Zum Schluss noch zu meinem speziellen «Sorgenkind», den Negativzinsen. Wer Geld anlegen will, der bezahlt, und wer Geld benötigt wird dafür entschädigt. Ist das nicht eine «verkehrte Welt»? Die Ökonomen versuchen diese Situation zu erklären, jedoch immer mit dem Nachsatz, dass es sich nur um ein vorübergehendes Phänomen handeln kann. Auch ich hoffe sehr, dass dem so ist. Es sind nämlich Marktteilnehmer mit grossen finanziellen Mitteln, die von dieser Situation profitieren. Negativ betroffen sind dagegen vorweg Privatpersonen und Klein- und Mittelbetriebe. Selbstverständlich ist es auch für sie eine Wohltat, von sehr günstigen Hypotheken zu profitieren.

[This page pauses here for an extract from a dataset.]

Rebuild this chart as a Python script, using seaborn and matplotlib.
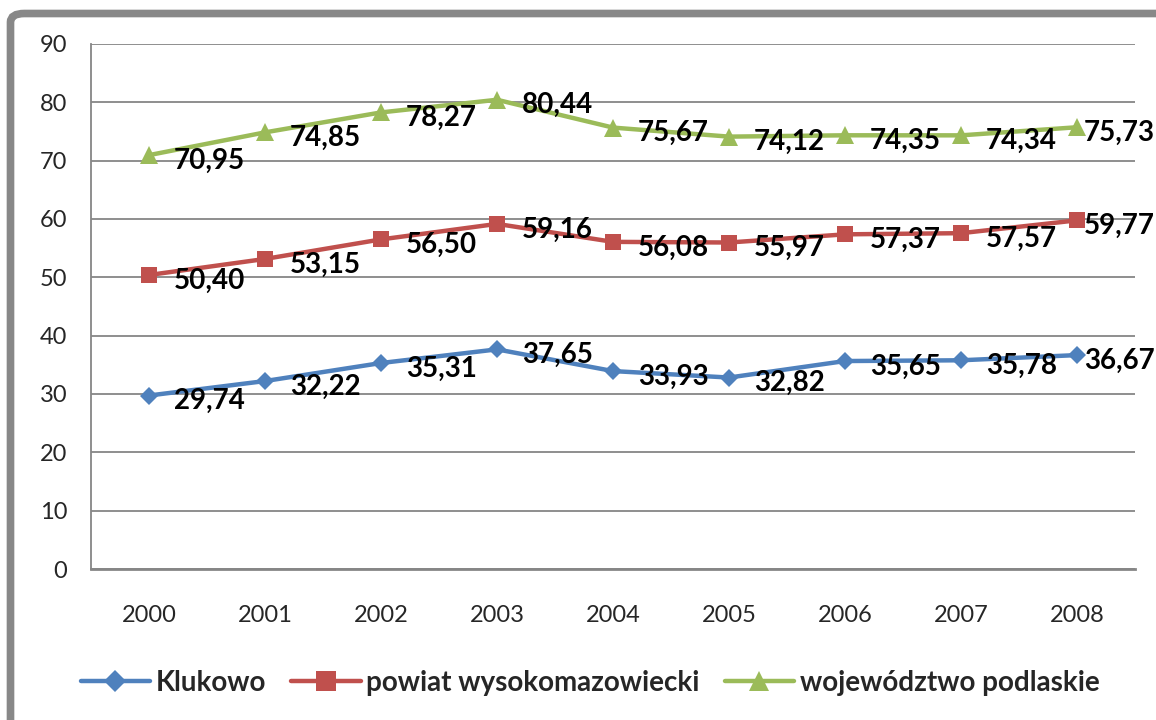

Zunehmend fühle ich mit ratlos und frage mich, ob die Nebenwirkungen des Negativzins-Regimes nicht dramatischer sein werden als wir momentan hoffen. Die Sparer werden bestraft und betroffen sind dabei auch die Versicherten in Pensionskassen. Umgekehrt wird belohnt, wer sich verschulden will. In Anbetracht hoher Finanzbedürfnisse betrifft dies besonders die öffentliche Hand.
Die Wirtschaftslehre kennt drei Produktionsfaktoren: Arbeit, Boden und Kapital. Ich frage mich, welche Folgen beispielsweise beim Faktor «Arbeit» zu erwarten wären, wenn auch hier so ungewöhnliche Instrumente wie Negativzinsen beim «Kapital» eingesetzt würden. Wären dies beispielsweise «Negativlöhne»? Wer Arbeit hat, bezahlt dafür, und ohne Arbeit wird man dafür entschädigt?
Sie fragen sich sicherlich, warum ich den Titel «Wo bleibt der Zinseszinseffekt?» gewählt habe. Bereits meine Eltern haben mich überzeugt und während meiner Ausbildung wurde mir bestätigt, dass ich mir mit regelmässigem Sparen meine Wünsche erfüllen kann. Das Ergebnis ist immer eine Frage der Ausdauer und die Verzinsung ist letztlich eine angenehme Nebenerscheinung. Wenn ich beispielsweise monatlich hundert Franken zur Seite lege, ergibt dies nach zwanzig Jahren mit einer Rendite von 3% knapp 33’000 Franken.
Keine oder gar negative Renditen machen mir aber einen gewaltigen Strich durch die Rechnung – nicht nur mir, sondern der ganzen Volkswirtschaft.